Why I’m Fascinated by Ancient History

How History and Speculative Fiction Intersect

I’m fascinated by ancient history—the archaic and classical Mediterranean, ancient Egypt, Sumeria and Mesopotamia. Mostly, though, I love studying paleoanthropology and archaeology—the Paleo- and Neolithic periods, the evolution of human kind and our spread across the face of the planet.

Recent history doesn’t particularly interest me. I understand the proximal importance of the Modern Era, the World Wars, the Cold War, etc., to the present day but it doesn’t capture my imagination. I look at the world during that time and I see something very much like the world I was born into. It’s too familiar to be fascinating.
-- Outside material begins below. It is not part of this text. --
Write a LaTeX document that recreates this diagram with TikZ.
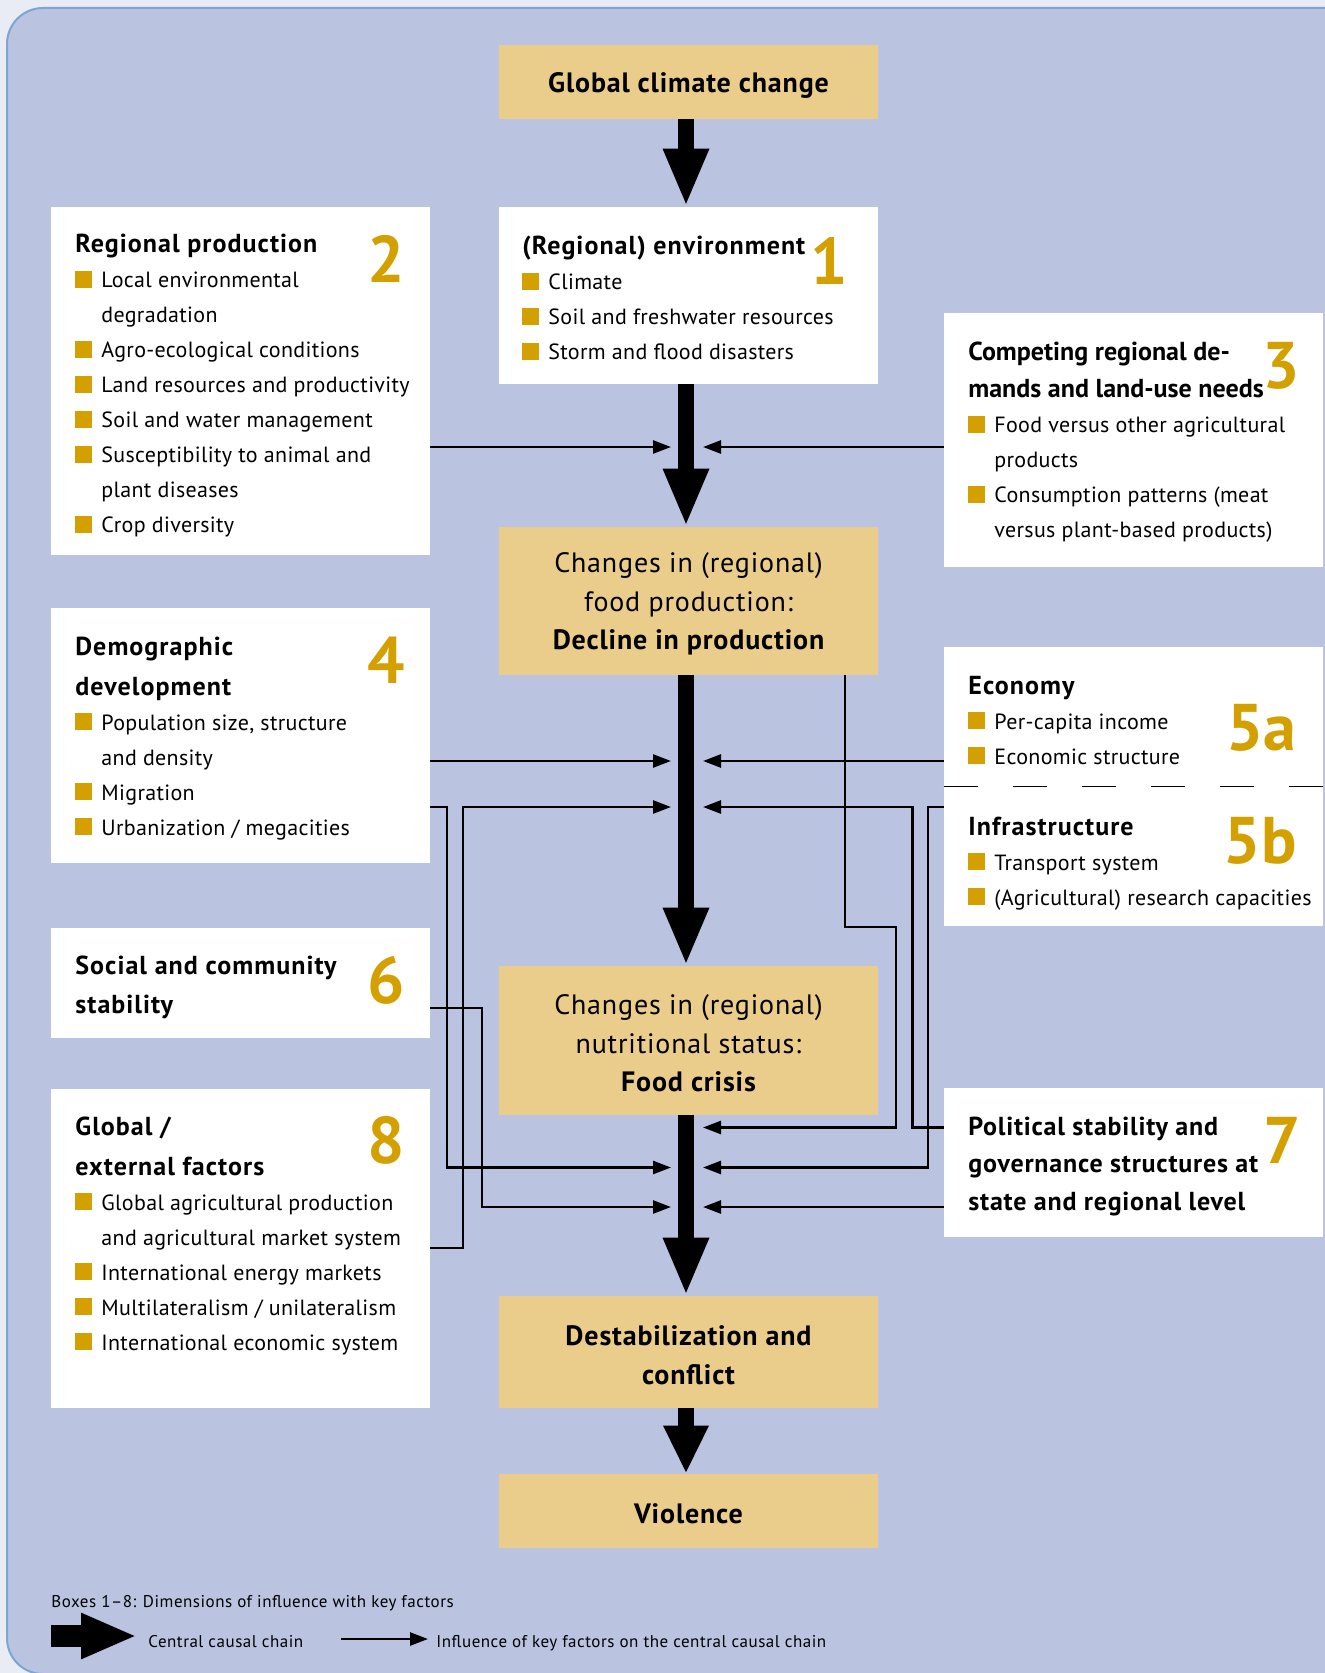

I’m fascinated by ancient and prehistory because these eras are so vastly different from the world I live in. In a review I wrote of Madeline Miller’s novel, The Song of Achilles, I refer to the “alien-ness of Bronze Age Greece”. I read articles like this one about Kennewick Man and it’s shocking to realize just how little prehistoric life resembles my own. How vastly different it was than anything I’ve ever known.

Human behavioral modernity began approximately 50,000 years ago. Since that time, human beings have had the same essential neurological wiring. Kennewick Man, Bronze Age warriors, me—we all have the same potential for intelligence and curiosity, the same basic needs and fears and desires, the same yearning for beauty, the same need to express ourselves. We all have the same capacity for rationality and irrationality, for reason and emotion, the same ability to dream.

This fact suggests interesting questions:

  • How can we be the same in all the ways matter and yet create societies so varied?
  • Who were we when our world was so different?

When we compare ancient times and prehistoric societies with our present day, it helps us identify what aspects of our behaviors change and what aspects stay the same:

  • What’s truly essential and constant in human nature?
  • What of human nature is variable and circumstantial?
  • What are the boundaries of human being? How much variety and change can we handle and still be us?

At what point does human become human? At what point does human nature break? When must we adapt to such an extent that we become something else?

Just how adaptable are we? How much can human nature encompass?

These are the questions that enrapture me. These are the empty spaces in our historical record that beg to be filled in. These are the stories we don’t know.

Some months ago, I wrote an essay titled SF as Psychological Exploration. In it, I argue that speculative fiction allows us to imagine how we might behave and adapt to exist in circumstances radically different from our own. I conclude:

SF is one big thought experiment exploring the breadth and depth, the capacity and essence, the potential of human nature.

And all at once, it hit me:

My love of ancient history and my love of SF are the same love. My fascination with these two subjects that appear at first glance to have nothing to do with one another actually stem from the same root:

They both allow me to explore the true nature and limits of human being.

This same desire explains my interest in neuroscience and psychology, in art and storytelling, in music and language, in religion and philosophy. It all paints a picture of who we are, and who we’re not.

Proprioception is an individual’s sense of the boundaries of their own body, of where limbs and appendages are located relative to each other, of how it’s all moving.

What I seek is a complete proprioception of human nature.

Our future and the past that predates our written historical record are the great unknowns in the story of humanity. These are the empty spaces I want most to explore, to hear our echoes and see ourselves reflected in new and interesting ways.